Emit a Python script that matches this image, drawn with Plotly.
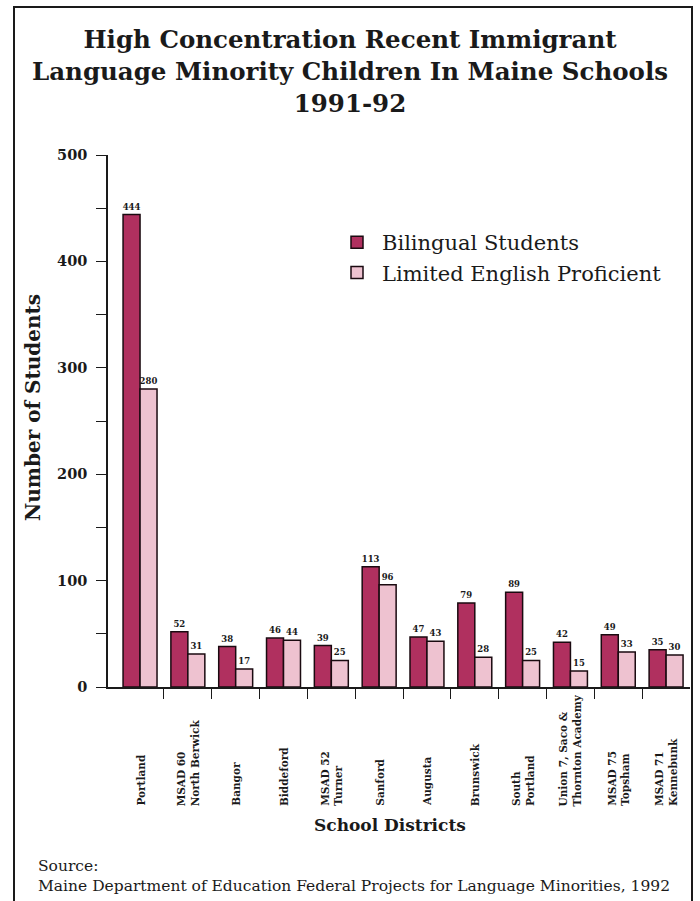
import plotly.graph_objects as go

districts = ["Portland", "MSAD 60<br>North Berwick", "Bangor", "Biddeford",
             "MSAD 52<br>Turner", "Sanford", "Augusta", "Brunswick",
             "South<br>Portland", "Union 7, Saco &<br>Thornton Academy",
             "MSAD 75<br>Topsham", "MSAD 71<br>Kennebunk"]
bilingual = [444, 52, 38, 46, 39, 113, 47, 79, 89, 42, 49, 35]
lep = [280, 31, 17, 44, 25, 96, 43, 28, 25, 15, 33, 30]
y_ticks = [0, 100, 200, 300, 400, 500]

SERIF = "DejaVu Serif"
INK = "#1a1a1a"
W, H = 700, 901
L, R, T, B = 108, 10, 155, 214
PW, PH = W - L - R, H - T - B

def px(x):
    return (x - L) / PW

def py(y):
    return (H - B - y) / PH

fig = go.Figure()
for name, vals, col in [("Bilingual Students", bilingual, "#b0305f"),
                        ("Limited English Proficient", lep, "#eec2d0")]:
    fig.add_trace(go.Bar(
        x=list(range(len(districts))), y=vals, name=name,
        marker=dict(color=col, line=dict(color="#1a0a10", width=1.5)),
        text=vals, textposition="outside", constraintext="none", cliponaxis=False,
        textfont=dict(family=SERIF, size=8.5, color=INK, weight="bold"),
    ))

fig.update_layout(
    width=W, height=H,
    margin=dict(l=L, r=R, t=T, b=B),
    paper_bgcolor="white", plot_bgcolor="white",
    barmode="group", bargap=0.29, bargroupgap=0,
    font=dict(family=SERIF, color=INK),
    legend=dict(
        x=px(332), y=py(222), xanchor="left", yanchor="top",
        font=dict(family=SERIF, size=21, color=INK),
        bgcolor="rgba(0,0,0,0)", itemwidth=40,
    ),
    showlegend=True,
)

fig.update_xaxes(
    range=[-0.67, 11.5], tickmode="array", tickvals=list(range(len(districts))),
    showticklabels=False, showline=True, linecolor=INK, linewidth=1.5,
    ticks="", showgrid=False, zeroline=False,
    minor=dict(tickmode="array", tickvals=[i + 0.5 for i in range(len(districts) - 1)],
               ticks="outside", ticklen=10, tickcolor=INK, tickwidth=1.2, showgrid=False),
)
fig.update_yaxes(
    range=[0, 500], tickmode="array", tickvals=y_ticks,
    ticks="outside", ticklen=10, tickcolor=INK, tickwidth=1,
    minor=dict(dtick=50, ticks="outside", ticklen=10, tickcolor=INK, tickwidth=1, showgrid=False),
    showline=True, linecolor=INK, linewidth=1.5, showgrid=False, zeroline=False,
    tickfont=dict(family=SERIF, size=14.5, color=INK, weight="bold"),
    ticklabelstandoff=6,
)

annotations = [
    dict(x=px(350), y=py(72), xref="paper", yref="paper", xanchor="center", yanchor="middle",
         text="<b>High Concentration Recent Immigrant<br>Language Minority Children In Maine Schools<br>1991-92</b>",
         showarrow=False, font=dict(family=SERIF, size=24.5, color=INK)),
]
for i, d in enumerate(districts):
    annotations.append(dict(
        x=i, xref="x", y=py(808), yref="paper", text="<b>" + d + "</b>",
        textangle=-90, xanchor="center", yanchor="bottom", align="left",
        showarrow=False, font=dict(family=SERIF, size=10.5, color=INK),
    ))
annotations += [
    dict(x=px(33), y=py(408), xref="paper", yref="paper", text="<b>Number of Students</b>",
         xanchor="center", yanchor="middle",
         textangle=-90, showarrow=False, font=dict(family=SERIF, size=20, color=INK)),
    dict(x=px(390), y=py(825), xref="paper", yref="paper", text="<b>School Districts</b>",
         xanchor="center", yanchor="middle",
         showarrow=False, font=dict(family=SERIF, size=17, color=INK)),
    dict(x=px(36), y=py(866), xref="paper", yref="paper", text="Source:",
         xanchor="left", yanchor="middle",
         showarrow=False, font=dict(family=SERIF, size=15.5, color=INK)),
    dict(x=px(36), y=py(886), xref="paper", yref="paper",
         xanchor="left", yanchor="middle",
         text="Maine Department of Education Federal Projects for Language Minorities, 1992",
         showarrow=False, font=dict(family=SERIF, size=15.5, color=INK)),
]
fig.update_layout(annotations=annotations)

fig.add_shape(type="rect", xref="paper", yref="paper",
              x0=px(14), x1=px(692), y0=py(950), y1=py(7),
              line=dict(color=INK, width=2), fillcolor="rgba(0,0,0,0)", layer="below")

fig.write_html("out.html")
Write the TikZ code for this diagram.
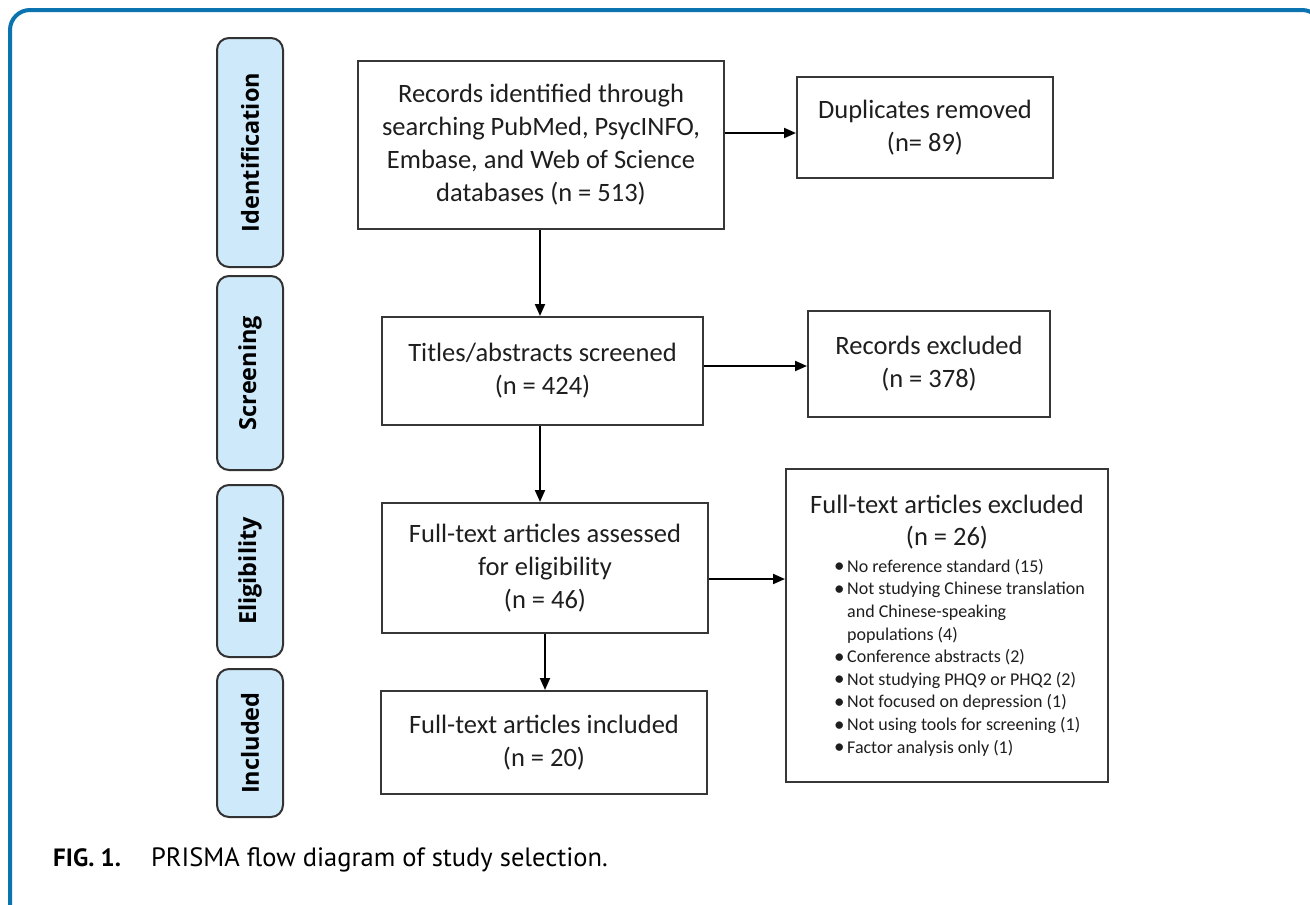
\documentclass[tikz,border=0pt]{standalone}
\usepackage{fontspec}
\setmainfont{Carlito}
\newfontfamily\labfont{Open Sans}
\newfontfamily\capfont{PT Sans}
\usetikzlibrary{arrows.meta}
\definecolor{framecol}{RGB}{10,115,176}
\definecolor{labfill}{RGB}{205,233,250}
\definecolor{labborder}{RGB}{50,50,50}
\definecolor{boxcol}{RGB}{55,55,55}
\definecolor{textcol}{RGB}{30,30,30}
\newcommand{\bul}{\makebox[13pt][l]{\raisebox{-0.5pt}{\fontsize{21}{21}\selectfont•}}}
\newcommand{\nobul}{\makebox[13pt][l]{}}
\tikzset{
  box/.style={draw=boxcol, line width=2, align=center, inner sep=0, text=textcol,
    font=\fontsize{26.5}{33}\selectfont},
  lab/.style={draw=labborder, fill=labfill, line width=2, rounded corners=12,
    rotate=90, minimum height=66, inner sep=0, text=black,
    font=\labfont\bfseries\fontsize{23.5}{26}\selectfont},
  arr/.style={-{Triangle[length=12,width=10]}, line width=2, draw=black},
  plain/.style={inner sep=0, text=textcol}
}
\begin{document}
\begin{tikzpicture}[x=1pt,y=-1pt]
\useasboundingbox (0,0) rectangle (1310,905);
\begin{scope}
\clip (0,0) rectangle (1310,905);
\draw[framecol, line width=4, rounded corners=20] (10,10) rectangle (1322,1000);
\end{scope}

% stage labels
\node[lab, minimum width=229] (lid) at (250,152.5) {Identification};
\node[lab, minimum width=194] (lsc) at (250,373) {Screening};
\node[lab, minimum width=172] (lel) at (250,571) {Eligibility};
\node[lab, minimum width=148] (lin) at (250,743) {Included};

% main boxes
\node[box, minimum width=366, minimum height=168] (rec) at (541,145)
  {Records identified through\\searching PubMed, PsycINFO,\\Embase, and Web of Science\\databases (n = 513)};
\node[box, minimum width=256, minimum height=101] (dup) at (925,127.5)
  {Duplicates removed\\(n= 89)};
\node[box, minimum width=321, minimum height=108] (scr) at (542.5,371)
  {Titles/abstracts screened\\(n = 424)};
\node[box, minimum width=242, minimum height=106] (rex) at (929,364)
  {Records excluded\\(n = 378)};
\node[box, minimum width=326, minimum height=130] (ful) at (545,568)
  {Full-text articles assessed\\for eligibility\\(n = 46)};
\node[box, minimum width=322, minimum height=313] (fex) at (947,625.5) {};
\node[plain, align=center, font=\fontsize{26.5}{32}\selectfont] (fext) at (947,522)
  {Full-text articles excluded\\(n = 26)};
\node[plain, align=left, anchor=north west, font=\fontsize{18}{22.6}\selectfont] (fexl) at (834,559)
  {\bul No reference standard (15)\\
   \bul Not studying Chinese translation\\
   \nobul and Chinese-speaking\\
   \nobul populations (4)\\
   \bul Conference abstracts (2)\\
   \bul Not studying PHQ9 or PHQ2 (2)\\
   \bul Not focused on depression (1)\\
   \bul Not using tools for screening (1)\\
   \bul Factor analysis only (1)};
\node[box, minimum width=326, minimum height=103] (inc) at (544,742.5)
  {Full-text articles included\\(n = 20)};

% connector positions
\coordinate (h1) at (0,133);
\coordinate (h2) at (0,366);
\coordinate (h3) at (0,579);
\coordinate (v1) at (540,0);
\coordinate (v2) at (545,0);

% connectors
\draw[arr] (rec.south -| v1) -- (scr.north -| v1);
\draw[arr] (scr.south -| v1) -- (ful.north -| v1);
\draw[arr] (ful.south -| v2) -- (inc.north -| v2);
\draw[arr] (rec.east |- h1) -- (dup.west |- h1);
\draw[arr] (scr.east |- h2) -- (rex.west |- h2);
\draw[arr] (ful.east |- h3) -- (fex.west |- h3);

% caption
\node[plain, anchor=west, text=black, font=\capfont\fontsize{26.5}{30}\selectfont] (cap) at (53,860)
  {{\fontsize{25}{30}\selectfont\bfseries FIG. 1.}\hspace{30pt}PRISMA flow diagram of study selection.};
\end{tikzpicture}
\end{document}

Goal. Could the lines from the top of the material through the line with "import plotly.graph_objects as go" be repeated exactly, pictures left out?

Exercise output.
Emit a Python script that matches this image, drawn with Plotly.
import plotly.graph_objects as go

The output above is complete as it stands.